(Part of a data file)
* * * * * * *
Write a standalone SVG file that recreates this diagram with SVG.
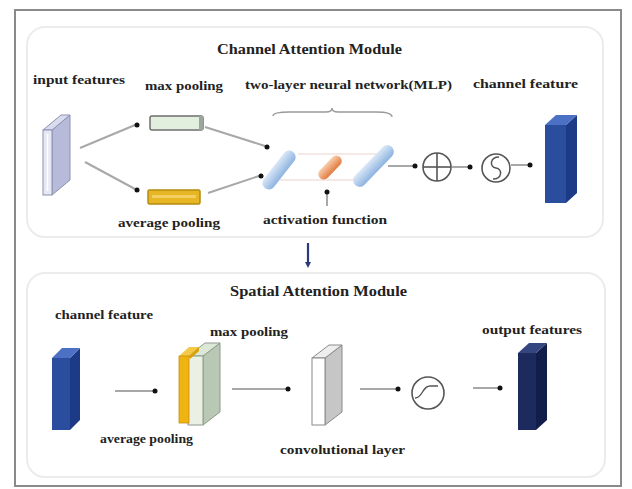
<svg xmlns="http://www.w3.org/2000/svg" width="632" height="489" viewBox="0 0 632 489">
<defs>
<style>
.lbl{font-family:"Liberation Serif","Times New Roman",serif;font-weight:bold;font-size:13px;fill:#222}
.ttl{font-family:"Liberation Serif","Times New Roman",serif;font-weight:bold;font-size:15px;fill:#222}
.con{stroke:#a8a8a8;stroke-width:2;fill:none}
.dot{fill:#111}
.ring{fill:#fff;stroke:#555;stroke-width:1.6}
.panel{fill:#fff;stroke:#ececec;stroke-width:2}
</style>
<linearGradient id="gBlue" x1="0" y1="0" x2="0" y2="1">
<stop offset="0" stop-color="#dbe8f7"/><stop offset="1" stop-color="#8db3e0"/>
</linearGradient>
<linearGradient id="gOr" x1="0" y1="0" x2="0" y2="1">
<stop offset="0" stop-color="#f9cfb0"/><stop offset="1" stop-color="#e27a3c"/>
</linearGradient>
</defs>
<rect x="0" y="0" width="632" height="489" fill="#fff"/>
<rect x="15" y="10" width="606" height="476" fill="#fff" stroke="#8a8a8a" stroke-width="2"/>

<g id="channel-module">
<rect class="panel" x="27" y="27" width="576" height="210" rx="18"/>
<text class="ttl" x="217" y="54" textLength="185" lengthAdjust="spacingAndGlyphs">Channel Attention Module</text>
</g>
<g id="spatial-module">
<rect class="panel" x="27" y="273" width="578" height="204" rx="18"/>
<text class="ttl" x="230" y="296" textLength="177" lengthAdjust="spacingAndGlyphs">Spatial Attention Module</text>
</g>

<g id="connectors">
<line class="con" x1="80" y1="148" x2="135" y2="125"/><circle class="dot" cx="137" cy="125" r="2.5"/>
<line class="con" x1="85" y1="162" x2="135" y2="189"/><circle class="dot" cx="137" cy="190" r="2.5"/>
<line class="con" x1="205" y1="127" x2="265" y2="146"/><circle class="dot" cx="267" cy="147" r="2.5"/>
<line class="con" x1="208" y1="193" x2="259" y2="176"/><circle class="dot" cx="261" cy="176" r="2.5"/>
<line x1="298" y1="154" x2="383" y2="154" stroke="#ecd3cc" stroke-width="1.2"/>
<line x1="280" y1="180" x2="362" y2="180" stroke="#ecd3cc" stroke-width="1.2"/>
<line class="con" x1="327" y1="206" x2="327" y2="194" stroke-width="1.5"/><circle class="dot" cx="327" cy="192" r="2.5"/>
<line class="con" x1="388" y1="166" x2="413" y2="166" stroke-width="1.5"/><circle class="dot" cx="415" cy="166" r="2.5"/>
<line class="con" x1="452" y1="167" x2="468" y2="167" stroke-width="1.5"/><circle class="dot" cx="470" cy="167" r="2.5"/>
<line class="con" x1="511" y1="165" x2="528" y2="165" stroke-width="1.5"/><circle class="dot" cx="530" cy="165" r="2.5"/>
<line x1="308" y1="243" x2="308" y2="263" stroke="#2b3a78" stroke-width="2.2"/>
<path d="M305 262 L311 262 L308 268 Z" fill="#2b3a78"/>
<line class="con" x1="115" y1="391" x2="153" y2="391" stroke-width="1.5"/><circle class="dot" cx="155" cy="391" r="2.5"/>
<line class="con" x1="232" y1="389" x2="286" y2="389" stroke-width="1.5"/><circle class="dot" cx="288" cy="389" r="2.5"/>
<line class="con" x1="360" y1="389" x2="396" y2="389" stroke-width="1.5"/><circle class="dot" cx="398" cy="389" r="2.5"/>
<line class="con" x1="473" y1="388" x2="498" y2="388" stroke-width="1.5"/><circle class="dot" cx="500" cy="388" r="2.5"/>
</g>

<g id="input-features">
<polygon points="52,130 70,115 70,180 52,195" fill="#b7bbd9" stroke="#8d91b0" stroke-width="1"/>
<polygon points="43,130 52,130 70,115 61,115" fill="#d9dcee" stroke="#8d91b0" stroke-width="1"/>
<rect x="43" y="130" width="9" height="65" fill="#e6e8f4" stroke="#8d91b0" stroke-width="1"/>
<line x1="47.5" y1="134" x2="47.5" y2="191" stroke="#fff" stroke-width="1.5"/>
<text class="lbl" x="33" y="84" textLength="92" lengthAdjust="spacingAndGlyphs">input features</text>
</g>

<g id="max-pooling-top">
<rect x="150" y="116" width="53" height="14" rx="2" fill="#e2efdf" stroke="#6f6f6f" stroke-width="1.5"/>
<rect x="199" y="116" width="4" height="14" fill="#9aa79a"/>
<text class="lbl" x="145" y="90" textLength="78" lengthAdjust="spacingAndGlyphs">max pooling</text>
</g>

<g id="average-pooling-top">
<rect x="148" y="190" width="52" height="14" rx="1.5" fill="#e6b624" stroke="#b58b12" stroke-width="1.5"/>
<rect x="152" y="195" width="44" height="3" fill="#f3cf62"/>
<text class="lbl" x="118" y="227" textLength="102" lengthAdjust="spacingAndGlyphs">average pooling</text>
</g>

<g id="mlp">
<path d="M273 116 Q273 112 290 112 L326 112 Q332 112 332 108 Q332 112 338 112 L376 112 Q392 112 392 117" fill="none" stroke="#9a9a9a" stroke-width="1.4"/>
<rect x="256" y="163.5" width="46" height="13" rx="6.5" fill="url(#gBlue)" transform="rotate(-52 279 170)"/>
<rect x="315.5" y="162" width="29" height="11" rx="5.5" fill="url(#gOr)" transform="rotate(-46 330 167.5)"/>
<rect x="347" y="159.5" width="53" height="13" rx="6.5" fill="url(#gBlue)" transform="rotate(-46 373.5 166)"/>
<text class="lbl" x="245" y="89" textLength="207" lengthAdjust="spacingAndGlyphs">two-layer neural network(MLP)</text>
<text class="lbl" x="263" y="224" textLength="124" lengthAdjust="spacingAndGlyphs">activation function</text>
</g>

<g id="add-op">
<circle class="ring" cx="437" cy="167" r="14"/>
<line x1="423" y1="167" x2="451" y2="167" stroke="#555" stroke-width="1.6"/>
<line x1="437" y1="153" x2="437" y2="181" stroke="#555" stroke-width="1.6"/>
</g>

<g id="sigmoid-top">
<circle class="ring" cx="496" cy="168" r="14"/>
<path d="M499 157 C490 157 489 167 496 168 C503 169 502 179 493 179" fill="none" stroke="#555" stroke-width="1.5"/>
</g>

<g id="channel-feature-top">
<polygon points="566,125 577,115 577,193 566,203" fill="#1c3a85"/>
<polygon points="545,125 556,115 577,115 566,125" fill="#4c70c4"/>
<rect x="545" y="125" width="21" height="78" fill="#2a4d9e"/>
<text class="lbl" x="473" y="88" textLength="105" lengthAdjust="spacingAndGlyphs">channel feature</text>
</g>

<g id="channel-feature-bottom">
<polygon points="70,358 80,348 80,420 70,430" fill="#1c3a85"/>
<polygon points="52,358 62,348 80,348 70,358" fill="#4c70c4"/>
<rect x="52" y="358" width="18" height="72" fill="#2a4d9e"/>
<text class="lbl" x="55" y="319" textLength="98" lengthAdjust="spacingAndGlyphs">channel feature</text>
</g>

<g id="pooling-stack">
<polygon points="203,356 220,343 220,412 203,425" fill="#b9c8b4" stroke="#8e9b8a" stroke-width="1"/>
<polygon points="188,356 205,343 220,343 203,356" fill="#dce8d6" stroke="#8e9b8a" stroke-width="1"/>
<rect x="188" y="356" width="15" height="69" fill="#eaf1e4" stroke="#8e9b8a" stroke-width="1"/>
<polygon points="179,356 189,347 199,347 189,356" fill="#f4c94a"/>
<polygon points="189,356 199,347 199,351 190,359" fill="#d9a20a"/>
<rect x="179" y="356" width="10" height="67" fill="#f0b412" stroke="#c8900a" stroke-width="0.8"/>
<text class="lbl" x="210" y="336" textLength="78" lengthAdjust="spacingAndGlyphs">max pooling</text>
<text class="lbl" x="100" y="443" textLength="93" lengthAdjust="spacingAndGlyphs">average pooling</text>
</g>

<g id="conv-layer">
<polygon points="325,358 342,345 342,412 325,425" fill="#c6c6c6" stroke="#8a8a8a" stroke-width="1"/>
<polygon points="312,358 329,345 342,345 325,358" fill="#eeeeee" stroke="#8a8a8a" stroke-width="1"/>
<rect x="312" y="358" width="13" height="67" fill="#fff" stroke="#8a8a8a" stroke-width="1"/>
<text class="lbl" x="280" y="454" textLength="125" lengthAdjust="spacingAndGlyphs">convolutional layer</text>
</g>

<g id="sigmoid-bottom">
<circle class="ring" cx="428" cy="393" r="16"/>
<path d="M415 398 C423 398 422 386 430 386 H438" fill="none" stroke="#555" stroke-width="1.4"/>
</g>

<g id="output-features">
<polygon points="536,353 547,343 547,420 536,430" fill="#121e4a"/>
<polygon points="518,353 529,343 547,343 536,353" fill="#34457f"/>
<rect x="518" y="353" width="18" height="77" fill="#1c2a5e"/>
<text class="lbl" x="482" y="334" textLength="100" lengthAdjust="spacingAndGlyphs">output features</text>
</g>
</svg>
* * * * * * *
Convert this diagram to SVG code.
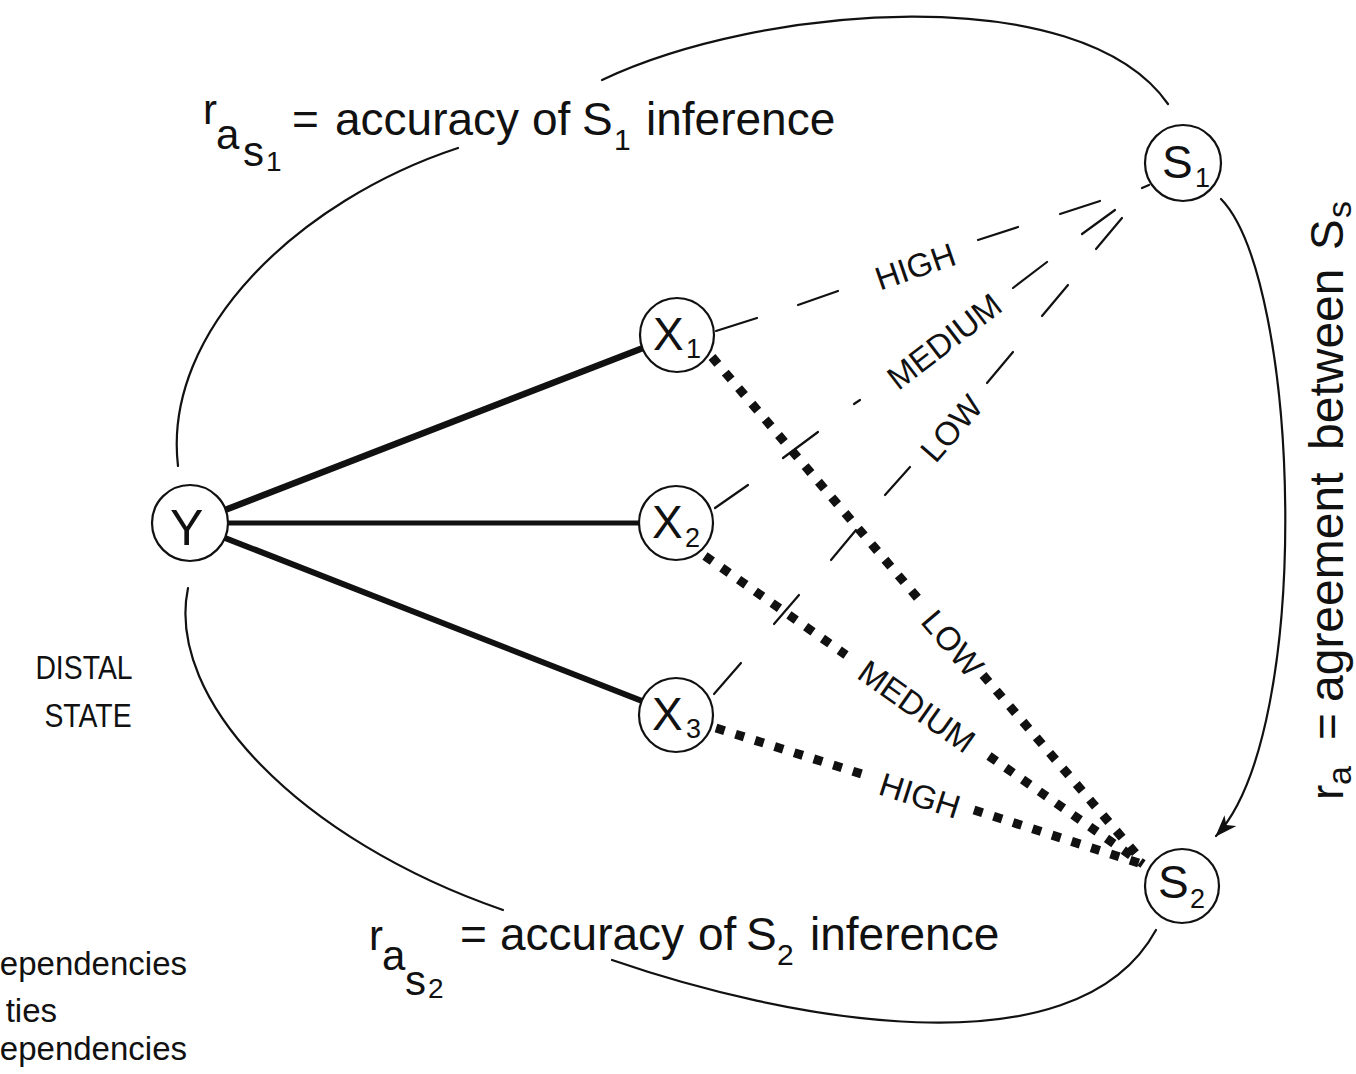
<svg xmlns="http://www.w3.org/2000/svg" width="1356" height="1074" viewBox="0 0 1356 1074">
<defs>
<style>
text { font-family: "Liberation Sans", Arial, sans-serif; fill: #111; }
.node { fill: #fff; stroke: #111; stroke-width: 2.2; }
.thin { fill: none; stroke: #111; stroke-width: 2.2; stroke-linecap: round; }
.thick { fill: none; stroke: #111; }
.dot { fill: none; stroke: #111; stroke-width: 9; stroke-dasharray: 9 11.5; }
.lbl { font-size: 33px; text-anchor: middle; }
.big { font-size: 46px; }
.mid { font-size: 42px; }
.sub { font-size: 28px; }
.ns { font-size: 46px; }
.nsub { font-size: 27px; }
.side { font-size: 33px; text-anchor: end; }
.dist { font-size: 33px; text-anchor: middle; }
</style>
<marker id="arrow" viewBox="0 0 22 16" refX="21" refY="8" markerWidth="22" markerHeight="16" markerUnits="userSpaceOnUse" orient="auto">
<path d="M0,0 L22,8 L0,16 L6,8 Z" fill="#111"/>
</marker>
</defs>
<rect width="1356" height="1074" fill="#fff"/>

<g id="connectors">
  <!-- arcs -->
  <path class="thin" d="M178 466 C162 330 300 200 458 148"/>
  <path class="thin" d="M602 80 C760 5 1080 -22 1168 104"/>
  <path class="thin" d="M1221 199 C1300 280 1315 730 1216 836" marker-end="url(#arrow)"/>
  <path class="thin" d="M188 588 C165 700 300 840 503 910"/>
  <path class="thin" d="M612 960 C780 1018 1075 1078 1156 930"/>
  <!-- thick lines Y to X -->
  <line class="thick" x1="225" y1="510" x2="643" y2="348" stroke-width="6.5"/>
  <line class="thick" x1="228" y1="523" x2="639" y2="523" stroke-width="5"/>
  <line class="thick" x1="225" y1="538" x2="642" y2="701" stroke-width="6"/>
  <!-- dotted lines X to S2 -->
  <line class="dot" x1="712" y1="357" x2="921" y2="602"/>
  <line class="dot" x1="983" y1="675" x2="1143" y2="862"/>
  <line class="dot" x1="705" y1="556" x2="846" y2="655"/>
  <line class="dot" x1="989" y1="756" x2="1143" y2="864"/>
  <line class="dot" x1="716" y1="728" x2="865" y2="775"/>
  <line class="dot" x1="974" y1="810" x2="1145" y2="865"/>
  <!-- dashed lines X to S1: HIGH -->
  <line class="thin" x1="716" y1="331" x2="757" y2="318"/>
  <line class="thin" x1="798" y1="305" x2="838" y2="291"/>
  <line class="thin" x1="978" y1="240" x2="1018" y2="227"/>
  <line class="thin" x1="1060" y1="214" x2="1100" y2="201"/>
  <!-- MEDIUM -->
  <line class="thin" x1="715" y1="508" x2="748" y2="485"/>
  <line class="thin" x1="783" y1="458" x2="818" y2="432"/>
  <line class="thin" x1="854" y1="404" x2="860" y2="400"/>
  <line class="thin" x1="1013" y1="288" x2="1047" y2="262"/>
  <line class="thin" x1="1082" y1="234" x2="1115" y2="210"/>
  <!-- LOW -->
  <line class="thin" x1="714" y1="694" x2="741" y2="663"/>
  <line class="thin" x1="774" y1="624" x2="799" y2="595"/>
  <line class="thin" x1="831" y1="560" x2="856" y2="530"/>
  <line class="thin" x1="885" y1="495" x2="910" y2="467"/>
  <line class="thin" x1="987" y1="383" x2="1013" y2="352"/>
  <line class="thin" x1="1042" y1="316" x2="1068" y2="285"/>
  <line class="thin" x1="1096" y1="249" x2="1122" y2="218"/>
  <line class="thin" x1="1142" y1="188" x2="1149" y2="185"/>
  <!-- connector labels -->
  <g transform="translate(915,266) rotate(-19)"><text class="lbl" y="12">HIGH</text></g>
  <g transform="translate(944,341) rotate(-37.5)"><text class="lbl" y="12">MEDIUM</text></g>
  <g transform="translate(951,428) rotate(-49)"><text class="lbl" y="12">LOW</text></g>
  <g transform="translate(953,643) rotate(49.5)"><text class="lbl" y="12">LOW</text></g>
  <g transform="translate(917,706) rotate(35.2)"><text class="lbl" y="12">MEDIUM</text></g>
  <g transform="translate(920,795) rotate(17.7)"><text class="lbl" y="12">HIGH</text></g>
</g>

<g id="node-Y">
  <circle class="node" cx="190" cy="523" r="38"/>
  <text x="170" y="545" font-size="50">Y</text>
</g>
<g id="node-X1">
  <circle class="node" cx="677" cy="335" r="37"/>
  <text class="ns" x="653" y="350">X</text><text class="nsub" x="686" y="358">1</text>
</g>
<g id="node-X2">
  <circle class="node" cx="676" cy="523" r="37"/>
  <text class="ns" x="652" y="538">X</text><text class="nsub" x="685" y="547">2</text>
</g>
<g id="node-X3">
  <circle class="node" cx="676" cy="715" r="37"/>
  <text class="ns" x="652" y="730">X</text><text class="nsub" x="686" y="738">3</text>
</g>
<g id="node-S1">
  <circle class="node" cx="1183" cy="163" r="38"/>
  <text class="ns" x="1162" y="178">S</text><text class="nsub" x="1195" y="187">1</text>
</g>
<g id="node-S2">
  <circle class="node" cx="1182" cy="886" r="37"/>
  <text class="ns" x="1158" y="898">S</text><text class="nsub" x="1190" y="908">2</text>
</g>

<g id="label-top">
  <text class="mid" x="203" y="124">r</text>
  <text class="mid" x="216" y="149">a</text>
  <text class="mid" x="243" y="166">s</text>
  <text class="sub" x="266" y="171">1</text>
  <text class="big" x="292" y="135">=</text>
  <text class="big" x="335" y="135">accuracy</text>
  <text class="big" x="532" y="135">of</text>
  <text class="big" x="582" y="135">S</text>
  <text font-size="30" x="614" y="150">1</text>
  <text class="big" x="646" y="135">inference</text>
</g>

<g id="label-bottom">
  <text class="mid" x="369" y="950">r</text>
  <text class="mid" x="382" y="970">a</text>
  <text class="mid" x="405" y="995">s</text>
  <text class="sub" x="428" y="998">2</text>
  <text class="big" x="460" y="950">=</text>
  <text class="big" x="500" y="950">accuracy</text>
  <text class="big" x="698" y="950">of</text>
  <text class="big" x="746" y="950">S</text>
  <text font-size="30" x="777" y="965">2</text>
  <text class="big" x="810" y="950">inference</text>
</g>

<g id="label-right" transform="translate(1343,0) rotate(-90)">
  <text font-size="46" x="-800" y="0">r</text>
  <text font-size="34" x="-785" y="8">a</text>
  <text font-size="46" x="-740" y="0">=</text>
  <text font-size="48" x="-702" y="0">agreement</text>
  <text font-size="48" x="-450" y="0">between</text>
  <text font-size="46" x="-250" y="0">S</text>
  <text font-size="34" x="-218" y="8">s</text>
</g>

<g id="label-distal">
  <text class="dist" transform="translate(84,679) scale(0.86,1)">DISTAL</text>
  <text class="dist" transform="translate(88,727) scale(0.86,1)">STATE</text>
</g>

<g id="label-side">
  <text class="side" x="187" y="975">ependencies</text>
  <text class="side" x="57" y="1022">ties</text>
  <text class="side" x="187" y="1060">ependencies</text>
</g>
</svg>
* * * * * * *
Only lines with "this" are wanted here; list each of them.

Response
Write a standalone SVG file that recreates this diagram with SVG.
Convert this diagram to SVG code.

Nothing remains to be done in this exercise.